Many of the complaints about TB are either unrelated or also true of Outlook, also many are of the “it isn’t Outlook ” variety.
Outlook doesn’t launch itself after install, nor does it appear in a sensible location- “Programs > Microsoft Office > Outlook” is no easier to find than “Applications > Internet > Thunderbird”, in fact, I would contend that Outlook is harder to find.
The Google mail IMAP problem is a Google issue, not TB, gmail’s IMAP implementation is poor on both platforms, mainly because it is a webmail app.
The read only attachment issue is a Linux issue, not a TB one.
I know from experience that most Windows users struggle to create signatures in Outlook.

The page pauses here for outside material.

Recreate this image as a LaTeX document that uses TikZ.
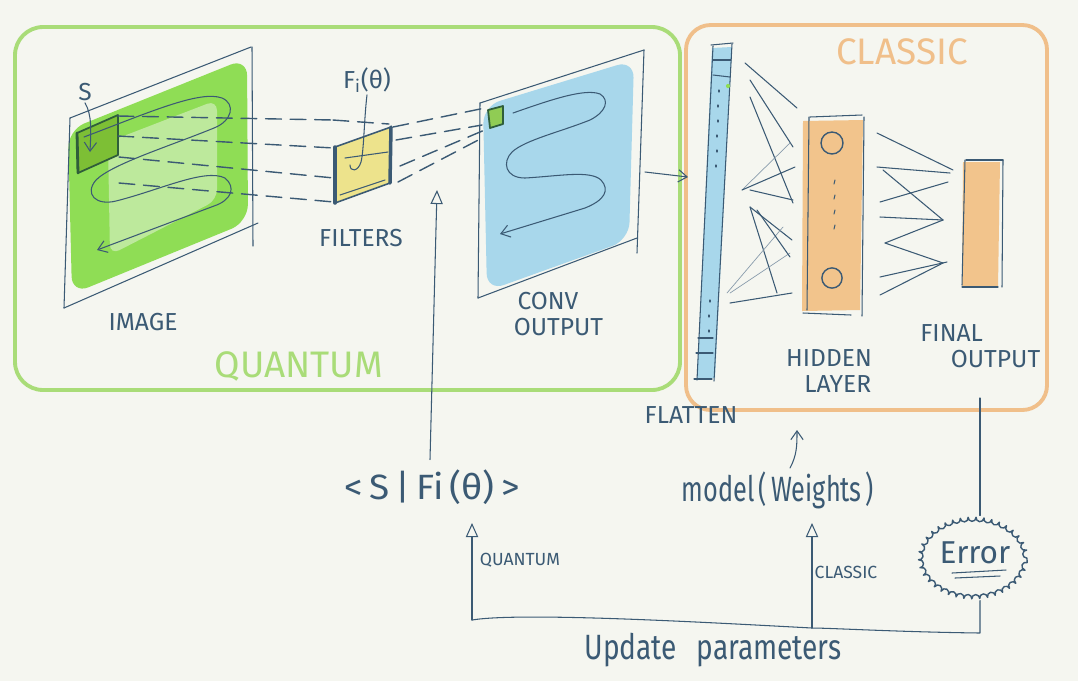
\documentclass[tikz,border=0pt]{standalone}
\usepackage{fontspec}
\usepackage{graphicx}
\setmainfont{Fira Sans}
\usetikzlibrary{arrows.meta,decorations.pathmorphing,shapes.geometric,calc}
\definecolor{bg}{HTML}{F5F6F0}
\definecolor{ink}{HTML}{3B5A74}
\definecolor{qgreen}{HTML}{A9DC78}
\definecolor{corange}{HTML}{F0BF8A}
\definecolor{imgdark}{HTML}{8FDD55}
\definecolor{imglight}{HTML}{BDE99C}
\definecolor{spatch}{HTML}{7DBF35}
\definecolor{sborder}{HTML}{2F5E3A}
\definecolor{filt}{HTML}{EDE38C}
\definecolor{convblue}{HTML}{A8D7EB}
\definecolor{orfill}{HTML}{F2C48C}
\tikzset{
  inkline/.style={draw=ink, line width=0.9pt},
  thinline/.style={draw=ink, line width=0.6pt},
  faintline/.style={draw=ink!60, line width=0.4pt},
  dline/.style={draw=ink, line width=0.8pt, dash pattern=on 9pt off 5pt},
  lbl/.style={text=ink, inner sep=1pt, align=center, font=\fontsize{14}{16}\selectfont},
  hand/.style={text=ink, inner sep=1pt, font=\fontsize{20}{22}\selectfont},
  smalllbl/.style={text=ink, inner sep=1pt, font=\fontsize{10}{12}\selectfont},
  openarr/.style={-{Straight Barb[length=5pt,width=7pt]}},
  triarr/.style={-{Triangle[open,length=8pt,width=7pt]}},
  qbox/.style={draw=qgreen, line width=2.2pt, rounded corners=16pt},
  cbox/.style={draw=corange, line width=2.2pt, rounded corners=14pt},
  neuron/.style={circle, draw=ink, line width=0.8pt, inner sep=0pt, minimum size=12.5pt},
  cloud/.style={draw=ink, line width=0.8pt, decorate, decoration={bumps, segment length=9pt, amplitude=2.2pt}},
}
\begin{document}
\begin{tikzpicture}[x=0.02cm,y=-0.02cm, line cap=round, line join=round]
\fill[bg] (0,0) rectangle (1078,681);
\useasboundingbox (0,0) rectangle (1078,681);

% ---------- group boxes ----------
\draw[qbox] (15,27) rectangle (680,390);
\draw[cbox] (686,25) rectangle (1047,410);
\node[text=qgreen, font=\fontsize{21}{22}\selectfont] (quantumlbl) at (299,366) {QUANTUM};
\node[text=corange, font=\fontsize{21}{22}\selectfont] (classiclbl) at (902,52) {CLASSIC};

% ---------- image ----------
\fill[imgdark, rounded corners=10pt] (68,130) -- (247,58) -- (248,222) -- (72,294) -- cycle;
\fill[imglight, rounded corners=6pt] (108,142) -- (217,100) -- (217,200) -- (110,255) -- cycle;
\draw[thinline] (70,118) -- (251,47);
\draw[thinline] (70,118) -- (64,308);
\draw[thinline] (252,47) -- (253,246);
\draw[thinline] (64,308) -- (258,223);
% S patch
\filldraw[fill=spatch, draw=sborder, line width=1pt] (77,133) -- (118,115) -- (118,155) -- (78,173) -- cycle;
\draw[draw=sborder, line width=1.6pt] (77,133) -- (78,173);
\node[lbl] (slbl) at (85,92) {S};
\draw[thinline, openarr] (slbl.south) .. controls (92,115) and (91,130) .. (90,152);
% serpentine
\draw[thinline, openarr] (84,137) .. controls (150,112) and (200,90) .. (222,98)
  .. controls (236,104) and (232,121) .. (214,128)
  .. controls (170,146) and (112,164) .. (96,180)
  .. controls (84,194) and (96,206) .. (116,201)
  .. controls (160,190) and (205,168) .. (225,178)
  .. controls (236,187) and (232,200) .. (214,206)
  -- (97,250);
\node[lbl] (imagelbl) at (143,322) {IMAGE};

% ---------- filter ----------
\coordinate (ftl) at (335,147);
\coordinate (ftr) at (391,127);
\coordinate (fbr) at (390,183);
\coordinate (fbl) at (335,203);
\fill[filt] (ftl) -- (ftr) -- (fbr) -- (fbl) -- cycle;
\draw[inkline] (ftl) -- (ftr);
\draw[inkline] (fbl) -- (fbr);
\draw[draw=ink, line width=2pt] (ftl) -- (fbl);
\draw[draw=ink, line width=2pt] (ftr) -- (fbr);
\draw[thinline] (345,158) -- (388,152);
\draw[thinline] (340,195) -- (385,180);
\node[lbl] (filtlbl) at (367,80) {F\textsubscript{i}(θ)};
\draw[thinline] (filtlbl.south) .. controls (364,120) and (364,150) .. (361,162) .. controls (358,172) and (350,172) .. (350,165);
\node[lbl] (filterslbl) at (361,238) {FILTERS};

% image -> filter dashed lines
\draw[dline] (118,116) -- (333,120);
\draw[dline] (333,120) -- (389,124);
\draw[dline] (118,136) -- (334,148);
\draw[dline] (119,157) -- (334,178);
\draw[dline] (119,183) -- (334,202);

% ---------- conv output ----------
\fill[convblue, rounded corners=10pt] (483,106) -- (634,60) -- (629,240) -- (487,291) -- cycle;
\draw[thinline] (480,103) -- (644,50);
\draw[thinline] (480,103) -- (478,298);
\draw[thinline] (644,50) -- (637,253);
\draw[thinline] (478,298) -- (637,238);
\filldraw[fill=spatch!70!imglight, draw=sborder, line width=1pt] (488,110) -- (503,106) -- (503,124) -- (490,128) -- cycle;
\draw[thinline, openarr] (513,113) .. controls (550,100) and (585,88) .. (600,94)
  .. controls (610,100) and (606,112) .. (590,120)
  .. controls (560,132) and (525,140) .. (512,152)
  .. controls (502,162) and (505,178) .. (525,178)
  .. controls (560,176) and (590,170) .. (601,180)
  .. controls (610,190) and (605,200) .. (585,208)
  -- (500,234);
\node[lbl] (convlbl) at (548,314) {CONV\\[-1pt]\hspace*{12pt}OUTPUT};

% filter -> conv dashed lines
\draw[dline] (393,127) -- (485,108);
\draw[dline] (396,140) -- (482,125);
\draw[dline] (400,166) -- (487,129);
\draw[dline] (398,182) -- (484,137);

% quantum measurement arrow
\node[hand] (bra) at (432,487) {\scalebox{1.05}[1]{<\,S\,|\,Fi\,(θ)\,>}};
\coordinate (brahead) at (437,190);
\draw[thinline, triarr] (bra.north) ++(-2,-8) -- (brahead);

% conv -> flatten
\coordinate (convout) at (645,172);
\coordinate (flatin) at (688,177);
\draw[thinline, openarr] (convout) -- (flatin);

% ---------- flatten ----------
\fill[convblue] (712,48) -- (732,47) -- (715,378) -- (697,378) -- cycle;
\draw[thinline] (713,46) -- (697,380);
\draw[thinline] (732,44) -- (714,381);
\draw[thinline] (711,45) -- (733,43);
\draw[thinline] (713,60) -- (731,60);
\draw[thinline] (713,75) -- (730,77);
\draw[thinline] (698,338) -- (713,338);
\draw[thinline] (696,353) -- (713,353);
\draw[thinline] (694,379) -- (712,379);
\foreach \yy/\xx in {90/719,105/718,120/718,135/717,150/717,165/716,300/710,315/709,330/709}
  \draw[thinline] (\xx,\yy) -- (\xx,\yy+2);
\fill[imgdark] (728,86) circle (1.2pt);
\node[lbl] (flattenlbl) at (691,415) {FLATTEN};

% ---------- hidden layer ----------
\fill[orfill] (803,121) -- (863,120) -- (860,310) -- (802,311) -- cycle;
\draw[thinline] (810,117) -- (862,115);
\draw[thinline] (809,117) -- (807,310);
\draw[thinline] (864,117) -- (862,316);
\draw[thinline] (803,313) -- (851,315);
\node[neuron] (h1) at (832,143) {};
\node[neuron, minimum size=11.5pt] (h2) at (832,278) {};
\foreach \yy in {180,195,210,225}
  \draw[thinline] (835,\yy) -- (834,\yy+4);
\node[lbl] (hiddenlbl) at (829,371) {HIDDEN\\[-1pt]\hspace*{10pt}LAYER};

% flatten -> hidden connections
\draw[thinline] (745,63) -- (797,108);
\draw[thinline] (750,80) -- (793,147);
\draw[thinline] (750,97) -- (793,203);
\draw[faintline] (742,190) -- (790,143);
\draw[thinline] (742,190) -- (795,167);
\draw[thinline] (750,190) -- (793,200);
\draw[thinline] (750,207) -- (792,240);
\draw[thinline] (750,207) -- (777,293);
\draw[faintline] (727,293) -- (783,227);
\draw[faintline] (730,293) -- (790,253);
\draw[thinline] (730,303) -- (792,293);
\draw[thinline] (757,210) -- (790,257);

% ---------- final output ----------
\fill[orfill] (963,162) -- (1000,162) -- (998,287) -- (962,287) -- cycle;
\draw[thinline] (966,160) -- (1003,160);
\draw[thinline] (965,160) -- (962,285);
\draw[thinline] (1003,160) -- (1002,287);
\draw[thinline] (962,287) -- (998,287);
\node[lbl] (finallbl) at (978,346) {\hspace*{-30pt}FINAL\\[-1pt]\hspace*{20pt}OUTPUT};

% hidden -> final connections
\draw[thinline] (877,133) -- (953,170);
\draw[thinline] (877,167) -- (950,173);
\draw[thinline] (883,170) -- (943,220);
\draw[thinline] (880,202) -- (948,182);
\draw[thinline] (880,217) -- (943,220);
\draw[thinline] (943,220) -- (885,243);
\draw[thinline] (885,243) -- (943,263);
\draw[thinline] (880,277) -- (947,262);
\draw[thinline] (880,295) -- (943,263);

% ---------- model weights ----------
\node[hand] (model) at (778,490) {\scalebox{0.72}[1]{model\,(\,Weights\,)}};
\coordinate (modeltip) at (797,430);
\draw[thinline, openarr] (790,468) .. controls (797,455) and (797,445) .. (modeltip);

% ---------- error & update ----------
\node[ellipse, minimum width=63pt, minimum height=48pt, inner sep=0pt] (err) at (973,558) {};
\draw[cloud] (err.center) ellipse (30.5pt and 23pt);
\node[hand, font=\fontsize{18}{20}\selectfont] (errtxt) at (975,553) {Error};
\draw[thinline] (952,573) -- (1006,570);
\draw[thinline] (955,578) -- (1000,576);
\coordinate (finalbottom) at (980,398);
\draw[thinline] (finalbottom) -- (err.north -| finalbottom);

\coordinate (errdown) at (980,633);
\coordinate (qcorner) at (472,620);
\coordinate (qtip) at (472,523);
\coordinate (cbranch) at (812,628);
\coordinate (ctip) at (812,523);
\draw[thinline] (err.south -| errdown) -- (errdown)
  .. controls (900,632) and (830,628) .. (cbranch)
  .. controls (700,622) and (520,612) .. (qcorner);
\draw[thinline, triarr] (qcorner) -- (qtip);
\draw[thinline, triarr] (cbranch) -- (ctip);
\node[smalllbl] (qsmall) at (520,560) {QUANTUM};
\node[smalllbl] (csmall) at (846,572) {CLASSIC};
\node[hand] (update) at (713,650) {\scalebox{0.8}[1]{Update\hspace{14pt}parameters}};
\end{tikzpicture}
\end{document}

“Users expected the attachment at the top”. Why? Because that’s where Outlook puts it?
Just because TB is not the same as Outlook is not grounds for criticising it.
The problems were compounded by using a different OS and a different mail platform to the common set.
I could go on.
It is fairly obvious that most if not all of the subjects had previously used Outlook in a corporate exchange server environment where the IT dept puts shortcuts for Outlook on the desktop and pre-configures it for them.
I have users happily using Evolution on Ubuntu in an Exchange environment alongside Outlook users.
I also have 2 users using TB on Windows (to separate their email from the main company, as it uses an external server) with little issue.
Did any of the testers notice that they were not able to drag attachments from a message to the desktop or a folder? https://bugzilla.mozilla.org/show_bug.cgi?id=377621
Nice test. I just had some problems w redirecting my mail. People (meaning me) are lazy – if there are some problems, they just go with the old (which might be worse) version.
Charline, are you open to making your data publicly available for further analysis? It’s tough to find good open source usability data and I wasn’t sure if it was an option for this project since TB is open source and for Canonical since you are open-source aware.